In order to encourage the exercise of thought, Ferrari works consecutively off his own ideas and those of his dissenters, thus highlighting an impartiality of opinions. In 1991 he exhibited a piece entitled La Justicia in which a hen defecated indiscriminately on plates of a weighing machine. Shorn of any euphemism, the directness of the rhetoric spurred an immediate reaction from the public. Expressions of support or repudiation are always reused as they become the subject matter of later works or form part of a scenario which extends their effects. The letters received at that time in defense of the hen or demands for better conditions for the animal (relating to conditions suffered by this and other animals) served to accompany an exhibition of the work one year later, but with the hen stuffed and under the title Autocensura.

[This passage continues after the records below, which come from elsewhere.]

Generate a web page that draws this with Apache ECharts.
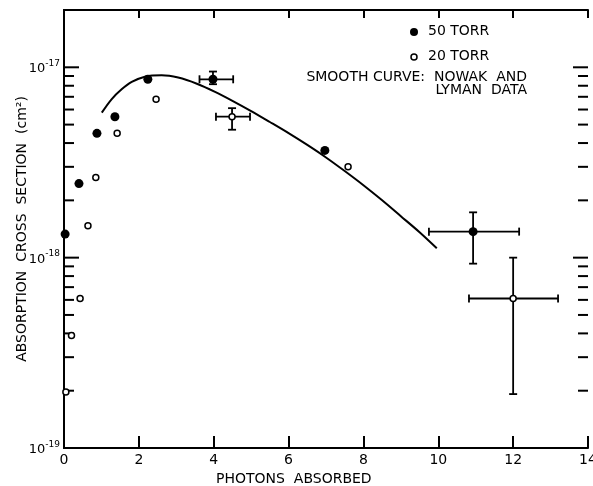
<!DOCTYPE html>
<html>
<head>
<meta charset="utf-8">
<script src="https://cdn.jsdelivr.net/npm/echarts@6/dist/echarts.min.js"></script>
<style>
  html, body { margin: 0; padding: 0; background: #fff; }
  #main { width: 593px; height: 486px; }
</style>
</head>
<body>
<div id="main"></div>
<script>
// 50 torr (filled) points: [photons, cross section cm^2]
var torr50 = [
  [0.03, 1.33e-18], [0.40, 2.45e-18], [0.88, 4.5e-18], [1.36, 5.5e-18],
  [2.24, 8.65e-18], [3.98, 8.65e-18], [6.97, 3.66e-18], [10.93, 1.37e-18]
];
// 20 torr (open) points
var torr20 = [
  [0.05, 1.97e-19], [0.20, 3.9e-19], [0.43, 6.1e-19], [0.64, 1.47e-18],
  [0.85, 2.64e-18], [1.42, 4.5e-18], [2.46, 6.8e-18], [4.49, 5.5e-18],
  [7.59, 3.0e-18], [12.0, 6.1e-19]
];
// error bars: [x, y, xLow, xHigh, yLow, yHigh]
var errBars = [
  [3.98, 8.65e-18, 3.62, 4.52, 8.15e-18, 9.5e-18],
  [4.49, 5.5e-18, 4.06, 4.97, 4.7e-18, 6.1e-18],
  [10.93, 1.37e-18, 9.75, 12.16, 9.3e-19, 1.73e-18],
  [12.0, 6.1e-19, 10.82, 13.2, 1.92e-19, 1.0e-18]
];
// smooth curve (Nowak and Lyman)
var curveX = [1.01, 1.27, 1.54, 1.81, 2.16, 2.61, 3.05, 3.55, 4.05, 4.5, 5.0,
              5.5, 6.0, 6.5, 7.0, 7.5, 8.0, 8.5, 9.0, 9.5, 9.96];
var curveY = [5.78e-18, 6.79e-18, 7.66e-18, 8.38e-18, 8.93e-18, 9.08e-18, 8.83e-18, 8.20e-18,
              7.41e-18, 6.67e-18, 5.89e-18, 5.16e-18, 4.51e-18, 3.91e-18, 3.36e-18, 2.85e-18,
              2.40e-18, 2.00e-18, 1.65e-18, 1.36e-18, 1.12e-18];
// y-axis ticks
var majorTicks = [1e-19, 1e-18, 1e-17];
var minorTicks = [2e-19, 3e-19, 4e-19, 5e-19, 6e-19, 7e-19, 8e-19, 9e-19,
                  2e-18, 3e-18, 4e-18, 5e-18, 6e-18, 7e-18, 8e-18, 9e-18];

var font = 'DejaVu Sans';
var chart = echarts.init(document.getElementById('main'));

var tickData = majorTicks.map(function (v) { return [v, 1]; })
  .concat(minorTicks.map(function (v) { return [v, 0]; }));

var option = {
  animation: false,
  grid: { left: 64, right: 5, top: 10, bottom: 38, outerBoundsMode: 'none' },
  xAxis: [{
    type: 'value', min: 0, max: 14, interval: 2,
    axisLine: { lineStyle: { color: '#000', width: 2 } },
    axisTick: { inside: true, length: 12, lineStyle: { color: '#000', width: 2 } },
    axisLabel: { color: '#000', fontFamily: font, fontSize: 14, margin: 5 },
    splitLine: { show: false }
  }, {
    type: 'value', min: 0, max: 14, interval: 2, position: 'top',
    axisLine: { lineStyle: { color: '#000', width: 2 } },
    axisTick: { inside: true, length: 8, lineStyle: { color: '#000', width: 2 } },
    axisLabel: { show: false },
    splitLine: { show: false }
  }],
  yAxis: [{
    type: 'log', logBase: 10, min: 1e-19, max: 2e-17,
    name: 'ABSORPTION  CROSS  SECTION  (cm\u00b2)',
    nameLocation: 'middle', nameGap: 35, nameMoveOverlap: false,
    nameTextStyle: { color: '#000', fontFamily: font, fontSize: 14 },
    axisLine: { lineStyle: { color: '#000', width: 2 } },
    axisTick: { show: false },
    splitLine: { show: false },
    axisLabel: {
      color: '#000', margin: 4,
      formatter: function (v) {
        var e = Math.log10(v);
        if (Math.abs(e - Math.round(e)) > 1e-6) return '';
        return '{b|10}{s|' + Math.round(e) + '}';
      },
      rich: {
        b: { fontFamily: font, fontSize: 13, color: '#000', verticalAlign: 'bottom', lineHeight: 16 },
        s: { fontFamily: font, fontSize: 9, color: '#000', verticalAlign: 'top', lineHeight: 16 }
      }
    }
  }, {
    type: 'log', logBase: 10, min: 1e-19, max: 2e-17, position: 'right',
    axisLine: { lineStyle: { color: '#000', width: 2 } },
    axisTick: { show: false },
    axisLabel: { show: false },
    splitLine: { show: false }
  }],
  graphic: [
    { type: 'circle', shape: { cx: 414, cy: 32, r: 4 }, style: { fill: '#000' } },
    { type: 'text', left: 428, top: 24, style: { text: '50 TORR', font: '14px ' + font, fill: '#000' } },
    { type: 'circle', shape: { cx: 414, cy: 57, r: 3 }, style: { fill: '#fff', stroke: '#000', lineWidth: 1.5 } },
    { type: 'text', left: 428, top: 49, style: { text: '20 TORR', font: '14px ' + font, fill: '#000' } },
    { type: 'text', right: 66, top: 70, style: { text: 'SMOOTH CURVE:  NOWAK  AND', font: '14px ' + font, fill: '#000' } },
    { type: 'text', right: 66, top: 83, style: { text: 'LYMAN  DATA', font: '14px ' + font, fill: '#000' } },
    { type: 'text', left: 216, top: 472, style: { text: 'PHOTONS  ABSORBED', font: '14px ' + font, fill: '#000' } }
  ],
  series: [{
    type: 'custom',
    name: 'yticks',
    xAxisIndex: 0, yAxisIndex: 0,
    silent: true,
    data: tickData,
    encode: { y: 0 },
    renderItem: function (params, api) {
      var v = api.value(0);
      var len = api.value(1) ? 15 : 10;
      var l = api.coord([0, v]);
      var r = api.coord([14, v]);
      var st = { stroke: '#000', lineWidth: 2 };
      return {
        type: 'group',
        children: [
          { type: 'line', shape: { x1: l[0], y1: l[1], x2: l[0] + len, y2: l[1] }, style: st },
          { type: 'line', shape: { x1: r[0], y1: r[1], x2: r[0] - len, y2: r[1] }, style: st }
        ]
      };
    }
  }, {
    type: 'custom',
    name: 'errors',
    silent: true,
    data: errBars,
    encode: { x: [0, 2, 3], y: [1, 4, 5] },
    renderItem: function (params, api) {
      var c = api.coord([api.value(0), api.value(1)]);
      var xl = api.coord([api.value(2), api.value(1)]);
      var xh = api.coord([api.value(3), api.value(1)]);
      var yl = api.coord([api.value(0), api.value(4)]);
      var yh = api.coord([api.value(0), api.value(5)]);
      var st = { stroke: '#000', lineWidth: 1.8 };
      var cap = 4;
      return {
        type: 'group',
        children: [
          { type: 'line', shape: { x1: xl[0], y1: c[1], x2: xh[0], y2: c[1] }, style: st },
          { type: 'line', shape: { x1: xl[0], y1: c[1] - cap, x2: xl[0], y2: c[1] + cap }, style: st },
          { type: 'line', shape: { x1: xh[0], y1: c[1] - cap, x2: xh[0], y2: c[1] + cap }, style: st },
          { type: 'line', shape: { x1: c[0], y1: yl[1], x2: c[0], y2: yh[1] }, style: st },
          { type: 'line', shape: { x1: c[0] - cap, y1: yl[1], x2: c[0] + cap, y2: yl[1] }, style: st },
          { type: 'line', shape: { x1: c[0] - cap, y1: yh[1], x2: c[0] + cap, y2: yh[1] }, style: st }
        ]
      };
    }
  }, {
    type: 'line',
    name: 'Nowak and Lyman',
    data: curveX.map(function (x, i) { return [x, curveY[i]]; }),
    smooth: 0.3,
    showSymbol: false,
    lineStyle: { color: '#000', width: 2 }
  }, {
    type: 'scatter',
    name: '50 TORR',
    data: torr50,
    symbol: 'circle',
    symbolSize: 9,
    itemStyle: { color: '#000', opacity: 1 },
    z: 5
  }, {
    type: 'scatter',
    name: '20 TORR',
    data: torr20,
    symbol: 'circle',
    symbolSize: 6,
    itemStyle: { color: '#fff', borderColor: '#000', borderWidth: 1.5, opacity: 1 },
    z: 5
  }]
};
chart.setOption(option);
</script>
</body>
</html>
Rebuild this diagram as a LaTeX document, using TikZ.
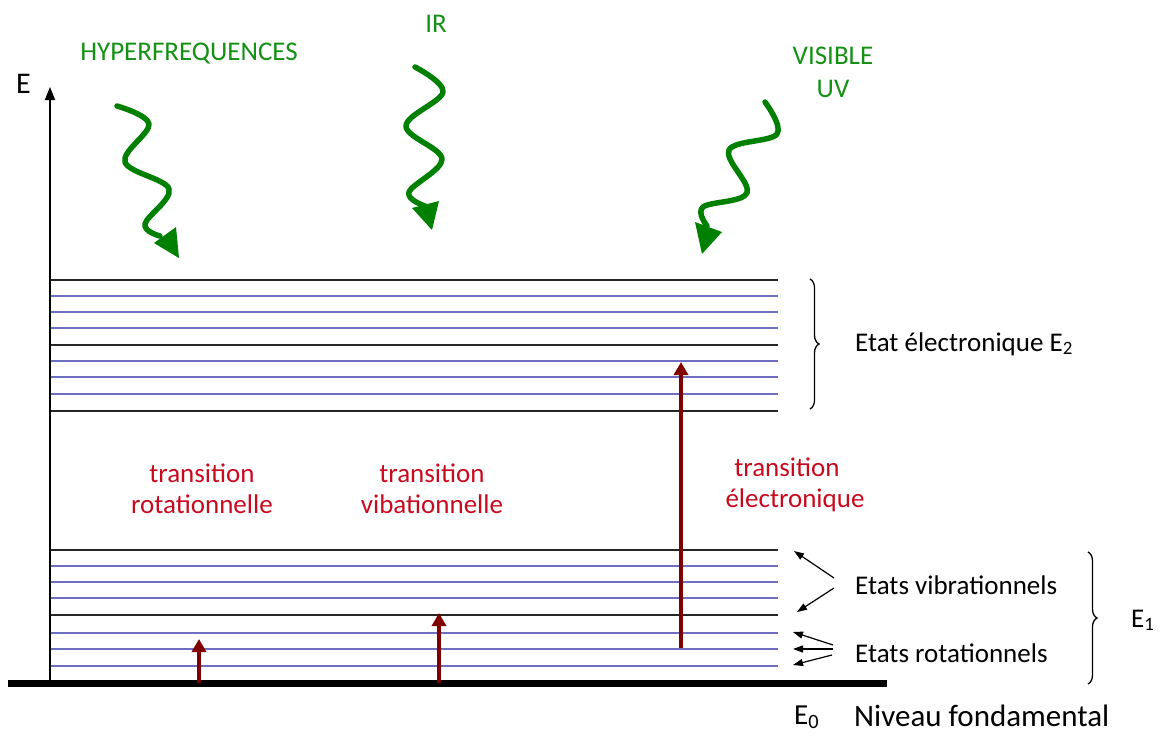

There are works in this exhibition which could offend the religious or moral sensitivity of the visitor.
The exhibition has offered one of the most exhaustive examinations of Ferrari's art over the past fifty years. The strict selection of works several items shown in Argentina for the first time and its design according to museum standards, so cautious and novel for Buenos Aires, have allowed for a generous understanding of his work.

The exhibition proposes a tour of thematic nuclei while, at the same time, unraveling orthodox chronologies which respects the artist's own digressions and returns. The first rooms bring together his wire sculptures and drawings from 1961, together with his notebooks. The presence of letters exchanged with the Spanish poet Rafael Alberti seem to safeguard the deeply poetical nature of this series of works, which touch on the sensuality of lines in space. Located at the center of the exhibition, La Civilización Occidental y Cristiana extends its power of criticism to other works which question religion as a source of violence. Different groupings bring together works which experiment with transparencies, containers, the body, sensuality and the organic (series of bottles, of braille, of the Maniques, of excrement). One is able to read a catalogue of the varied materials with which the artist works. The final nuclei brings together the works dealing with power and violence (Letraset series, illustrations for the pages of Nunca Mas, the Infiernos, the Cajas con flores).

Prior to the inauguration of the exhibition on November 30, 2004, the management of the Centro Cultural Recoleta received various messages from individuals and Catholic groups asking for the exhibit not to be opened to the public. This petition charged that several pieces were blasphemous. Complaints were addressed specifically to works that re-fashioned Christian iconology without taking their artistic nature into consideration, looking instead at the capacity of these objects to offend the faithful. Although, it is arguably true that if comparatively studied as a whole, other works are infinitely more fascinating from an aesthetic viewpoint. Another issue was the complaint that the exhibition took place at a public cultural center, financed by the public treasury for the city of Buenos Aires. This gave rise to demonstrations. The exhibition was inaugurated as planned, but regrettably some works were violently attacked a few moments after the opening, unleashing a series of protests and debates by many intellectuals on freedom of expression, security, and condemning the relationship between the Church and the Argentine state. As a result, several lawsuits were filed, the exhibition closed for ten days, there were appeals, public acts that mobilized the artistic community, and a never before seen interest from the media on the story of the reopening due to a court ruling, which it considered an act of judicial censorship. Nevertheless there were repeated bomb threats received both by the cultural center,and the artist himself.